Birmingham Town Hall

Chris Upton examines the charming story of Messrs Till and Sons – a trueVictorian ‘rock band’.

In the later years of the 19th Century the Birmingham Musical Association used to stage popular concerts on Saturday nights in the Town Hall. The repertoire was designed to sit alongside the more highbrow offerings of the Triennial Festivals. The standard diet of such occasions was the popular song – but by no means the kind of down-market stuff on offer at the music halls – interspersed with a little light orchestral.

I have in front of me the programme from one such Saturday night in February 1882. Cherry Ripe is there, and Queen of the Night, and a curious ditty called Nickar the Soulless:

“Where by the marshes boometh the bittern,

Nickar the soulless sits with his ghittern...”

Bear in mind the date for this – it’s 1882. According to the programme, the headline act for that particular February night was The Celebrated Rock Band, Messrs Till and Sons.

The 19th century has never ceased to amaze me. There I was, imagining that rock bands emerged in the late 1960s, and I discover that Victorian lead guitarists were laying down riffs 80 years earlier. “Good evening, Birmingham!” the lead singer intones, and blasts into a heavy metal version of Come into the Garden, Maud. The hall erupts; the kids go wild.

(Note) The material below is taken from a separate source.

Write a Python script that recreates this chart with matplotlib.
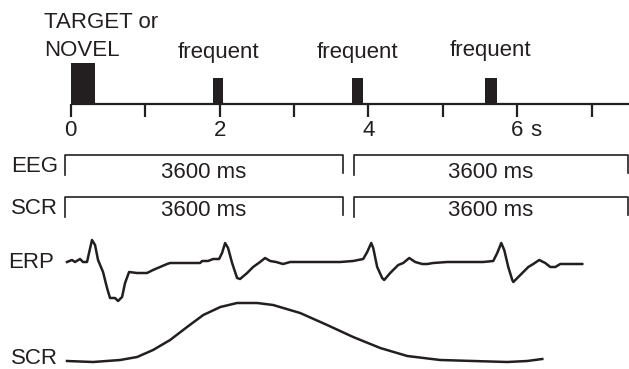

Sadly this is not the case. The rock band was indeed invented in the 1880s, but with a crucial difference. Messrs Till and Sons were a rock band because they played rocks. Imagine a line of pieces of stone, arranged like a xylophone. Behind it stand two young men and two young women, each with a pair of sticks. That was Messrs Till and Sons (and Daughters).

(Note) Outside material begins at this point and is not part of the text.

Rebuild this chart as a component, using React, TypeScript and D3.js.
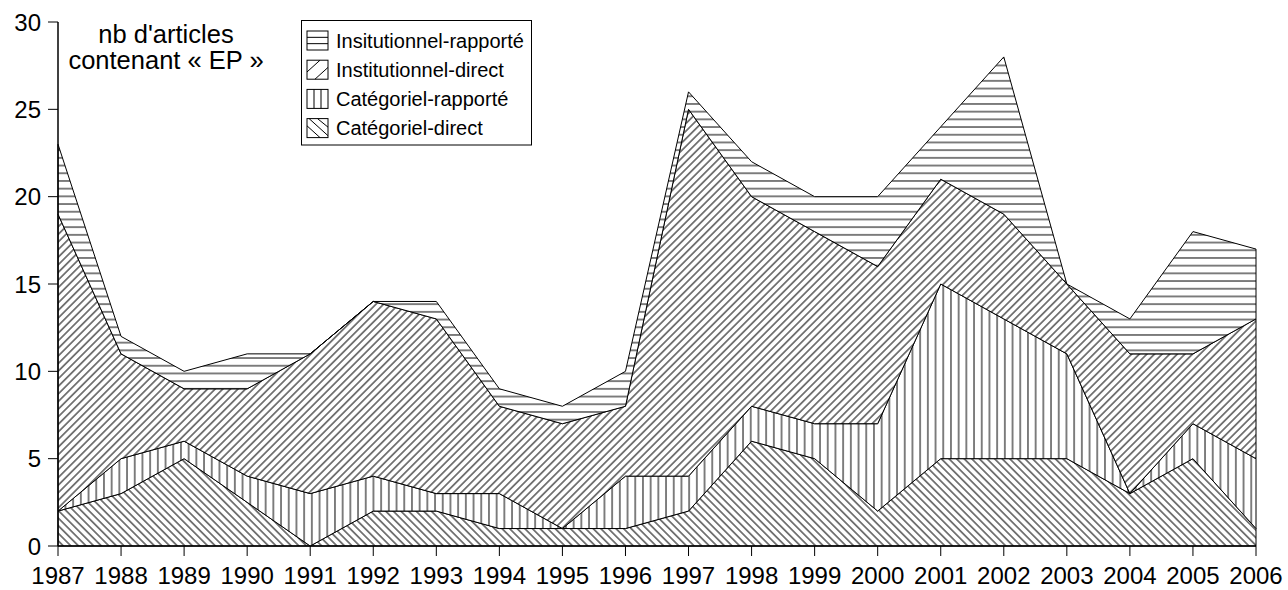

It was back in the 18th century that an amateur geologist by the name of Robert Crosthwaite discovered that the Palaeozoic rocks of Cumbria – and particularly those around Skiddaw – had interesting acoustic properties. (Actually this is likely to have been known by Stone Age Man too, but I don’t have their names and addresses.) If it helps – it didn’t help me – the most musical rocks are Gneiss and Hornblende Schist.

Different kinds of stone, he found, had a different pitch. For an age that loved musical glasses, it was not a million miles to travel to come up with rock music. With a judicious choice of stone Crosthwaite could produce about an octave and a half. What began as an amusing novelty for a geologist became, in the hands of the Till family, a musical career. Their career was on the rocks from the very beginning.